I've made the assumption, possibly wrongly, that op understands PDA and has been using the strategies the PDA Society recommends with no success. I've also made the assumption that her therapy/ involvement in any local groups centre on PDA profiles of autism. It's an assumption because I don't think she has specifically said.
A more robust PDA friendly approach is definitely needed (which will still look very different from the strategies many posters here are calling for) but I think the op wants to try the tough love approach because she's spent 2.5 years in a frozen stasis taking a no demand/ gentle approach which hasn't worked so thinks it may resolve things. It might do of course, if this is simply a manipulative maladaptive 19yo we're talking about (personality) who is choosing to behave this way. And she might be.
However, at this point, and given everything op has said about her dd, the far more likely impact will be that she regresses further - perhaps to the point of no longer being able to do even the limited things she does now.

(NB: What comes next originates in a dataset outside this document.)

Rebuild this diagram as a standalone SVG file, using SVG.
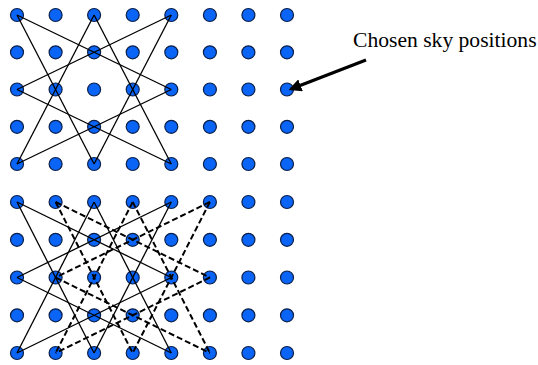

This won't be a popular opinion though, and my intention isn't to worry the op more than she is already.
PDA is an incredibly difficult profile to understand and work with, so I totally understand why the 'toughen up and distance yourself' approach is being recommended and will most likely be pursued. Adults like to think that they can take control of situations and make others behave in a more acceptable way. It's human nature. And it often works with neurotypical younger children who can do well, by virtue that they have a brain that's wired for success in a neurotypical world. The trouble is when that child is no longer a child, but an adult with extremely inflexible thinking coupled with very high levels of anxiety/ mental health issues. It's really hard for parents to differentiate in this situation between what is a behaviour choice and what is a genuine inability to do differently.
I am prepared to be dismissed/ flamed for this and I know I'm in a minority of one on this thread, but I genuinely want to help op and can't just sit here and say nothing if saying it might resonate with her - even if further down the line if/ when hardening up to her dd doesn't work the way she wants it to. I genuinely hope the advice she's taken on board from other posters works for her.